[Start of DATA SHOWN]

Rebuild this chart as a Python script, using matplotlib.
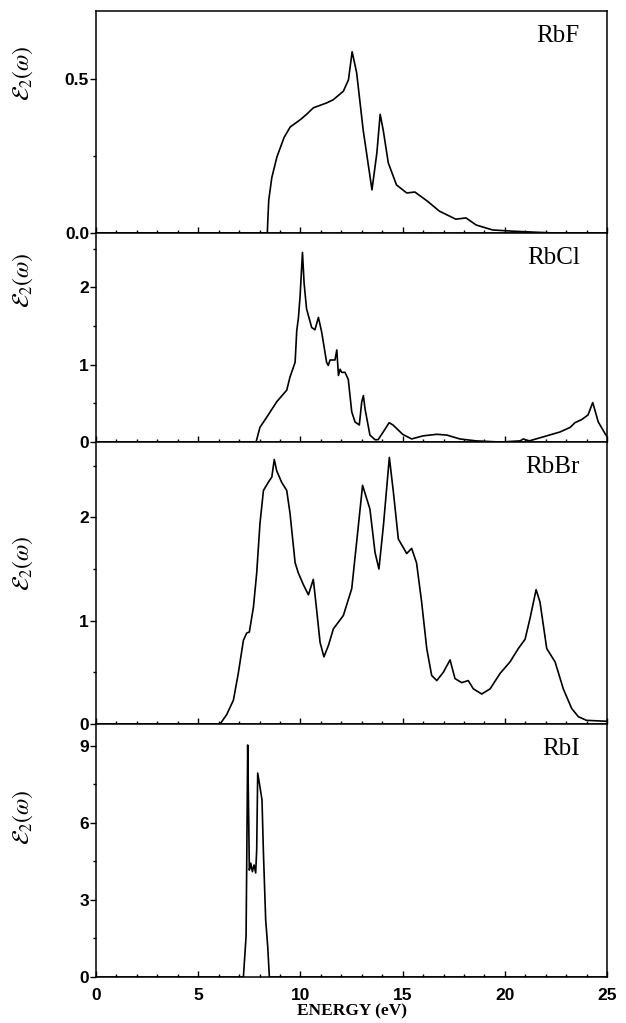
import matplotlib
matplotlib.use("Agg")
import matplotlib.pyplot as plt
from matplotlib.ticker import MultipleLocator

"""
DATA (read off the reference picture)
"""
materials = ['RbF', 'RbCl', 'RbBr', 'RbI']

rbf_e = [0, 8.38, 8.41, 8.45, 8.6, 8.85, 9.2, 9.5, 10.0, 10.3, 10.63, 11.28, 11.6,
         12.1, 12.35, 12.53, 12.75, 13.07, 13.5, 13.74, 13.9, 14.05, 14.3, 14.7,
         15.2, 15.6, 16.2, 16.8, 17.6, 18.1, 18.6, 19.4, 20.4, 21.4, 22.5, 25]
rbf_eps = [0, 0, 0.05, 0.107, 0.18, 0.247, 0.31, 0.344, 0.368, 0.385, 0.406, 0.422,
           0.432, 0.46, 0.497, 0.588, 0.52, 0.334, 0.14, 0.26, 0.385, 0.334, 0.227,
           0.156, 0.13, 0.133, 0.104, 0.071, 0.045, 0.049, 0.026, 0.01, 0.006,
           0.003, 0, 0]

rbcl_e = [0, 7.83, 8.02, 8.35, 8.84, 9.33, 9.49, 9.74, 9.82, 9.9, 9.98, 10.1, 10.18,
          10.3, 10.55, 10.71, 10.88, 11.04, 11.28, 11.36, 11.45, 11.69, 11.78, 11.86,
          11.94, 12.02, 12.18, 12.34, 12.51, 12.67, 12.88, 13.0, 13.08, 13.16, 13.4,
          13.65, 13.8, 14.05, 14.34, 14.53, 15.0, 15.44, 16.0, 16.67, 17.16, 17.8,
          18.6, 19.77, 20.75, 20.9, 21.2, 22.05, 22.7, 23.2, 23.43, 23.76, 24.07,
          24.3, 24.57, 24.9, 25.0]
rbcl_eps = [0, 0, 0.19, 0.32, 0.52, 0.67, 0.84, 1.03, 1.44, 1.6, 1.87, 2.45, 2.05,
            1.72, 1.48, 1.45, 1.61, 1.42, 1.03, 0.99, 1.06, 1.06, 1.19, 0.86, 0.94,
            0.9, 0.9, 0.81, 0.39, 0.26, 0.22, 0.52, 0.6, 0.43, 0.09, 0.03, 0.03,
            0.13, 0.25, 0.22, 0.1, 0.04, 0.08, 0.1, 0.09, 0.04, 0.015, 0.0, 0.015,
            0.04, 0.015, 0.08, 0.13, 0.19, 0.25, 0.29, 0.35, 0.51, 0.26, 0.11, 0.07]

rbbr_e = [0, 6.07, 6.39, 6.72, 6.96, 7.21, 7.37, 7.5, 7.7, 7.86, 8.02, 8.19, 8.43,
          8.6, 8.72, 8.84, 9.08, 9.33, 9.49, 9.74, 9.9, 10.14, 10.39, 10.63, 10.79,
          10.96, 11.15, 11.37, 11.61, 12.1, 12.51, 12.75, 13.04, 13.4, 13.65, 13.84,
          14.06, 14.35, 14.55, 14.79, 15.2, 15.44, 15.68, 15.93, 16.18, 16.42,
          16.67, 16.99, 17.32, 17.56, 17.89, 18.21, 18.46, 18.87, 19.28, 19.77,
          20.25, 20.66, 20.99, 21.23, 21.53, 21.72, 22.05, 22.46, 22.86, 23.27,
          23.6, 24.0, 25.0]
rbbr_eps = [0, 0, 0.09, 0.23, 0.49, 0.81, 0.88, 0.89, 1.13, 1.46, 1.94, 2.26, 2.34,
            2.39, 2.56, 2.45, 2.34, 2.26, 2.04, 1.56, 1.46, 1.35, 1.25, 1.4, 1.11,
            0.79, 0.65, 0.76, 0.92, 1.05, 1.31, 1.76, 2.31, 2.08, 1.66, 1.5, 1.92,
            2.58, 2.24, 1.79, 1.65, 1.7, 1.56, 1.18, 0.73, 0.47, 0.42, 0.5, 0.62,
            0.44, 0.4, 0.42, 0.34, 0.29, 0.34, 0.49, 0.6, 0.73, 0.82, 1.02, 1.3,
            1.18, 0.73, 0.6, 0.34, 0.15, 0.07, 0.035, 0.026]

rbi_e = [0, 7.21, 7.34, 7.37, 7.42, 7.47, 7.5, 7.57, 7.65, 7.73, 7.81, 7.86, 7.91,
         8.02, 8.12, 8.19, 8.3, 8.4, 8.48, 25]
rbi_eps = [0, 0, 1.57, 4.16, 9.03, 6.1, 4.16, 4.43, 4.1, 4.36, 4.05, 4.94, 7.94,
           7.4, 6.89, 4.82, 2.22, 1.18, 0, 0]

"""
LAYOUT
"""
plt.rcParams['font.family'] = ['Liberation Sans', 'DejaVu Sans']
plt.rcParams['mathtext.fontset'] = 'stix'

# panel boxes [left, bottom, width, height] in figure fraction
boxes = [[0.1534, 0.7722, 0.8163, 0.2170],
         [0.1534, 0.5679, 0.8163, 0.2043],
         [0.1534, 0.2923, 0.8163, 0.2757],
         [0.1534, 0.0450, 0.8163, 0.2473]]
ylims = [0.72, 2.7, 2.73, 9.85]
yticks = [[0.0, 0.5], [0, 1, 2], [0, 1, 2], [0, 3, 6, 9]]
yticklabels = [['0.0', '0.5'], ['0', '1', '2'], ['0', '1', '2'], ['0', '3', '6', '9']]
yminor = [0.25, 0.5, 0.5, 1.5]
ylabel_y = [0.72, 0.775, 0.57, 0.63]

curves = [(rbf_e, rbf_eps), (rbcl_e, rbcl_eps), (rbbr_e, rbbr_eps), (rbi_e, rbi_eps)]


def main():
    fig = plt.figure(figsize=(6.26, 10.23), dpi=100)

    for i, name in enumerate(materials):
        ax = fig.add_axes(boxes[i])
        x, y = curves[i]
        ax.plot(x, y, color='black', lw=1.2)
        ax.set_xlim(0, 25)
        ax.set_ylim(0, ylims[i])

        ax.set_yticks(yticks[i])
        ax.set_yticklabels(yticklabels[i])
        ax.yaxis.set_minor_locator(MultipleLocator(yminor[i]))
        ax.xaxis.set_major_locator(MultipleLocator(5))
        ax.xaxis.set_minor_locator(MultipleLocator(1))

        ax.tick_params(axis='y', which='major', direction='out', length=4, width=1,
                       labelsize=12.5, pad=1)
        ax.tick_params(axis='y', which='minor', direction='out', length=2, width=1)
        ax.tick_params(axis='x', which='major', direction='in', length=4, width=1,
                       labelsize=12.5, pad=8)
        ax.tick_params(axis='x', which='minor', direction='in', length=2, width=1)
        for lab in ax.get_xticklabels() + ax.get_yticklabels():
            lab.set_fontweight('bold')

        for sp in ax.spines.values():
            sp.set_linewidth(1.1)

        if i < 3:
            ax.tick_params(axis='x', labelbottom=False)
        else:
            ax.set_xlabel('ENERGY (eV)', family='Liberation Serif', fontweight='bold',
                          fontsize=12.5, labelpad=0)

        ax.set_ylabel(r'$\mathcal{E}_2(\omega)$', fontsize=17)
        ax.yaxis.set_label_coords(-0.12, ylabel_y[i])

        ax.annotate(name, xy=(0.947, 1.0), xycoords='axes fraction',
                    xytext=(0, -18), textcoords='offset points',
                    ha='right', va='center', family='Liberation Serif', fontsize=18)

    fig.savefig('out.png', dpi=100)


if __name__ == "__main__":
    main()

[End of DATA SHOWN]

» WRITTEN TASK
Where does the word "matplotlib" appear? Return each line that holds it.

» TASK RESPONSE
Rebuild this chart as a Python script, using matplotlib.
import matplotlib
matplotlib.use("Agg")
import matplotlib.pyplot as plt
from matplotlib.ticker import MultipleLocator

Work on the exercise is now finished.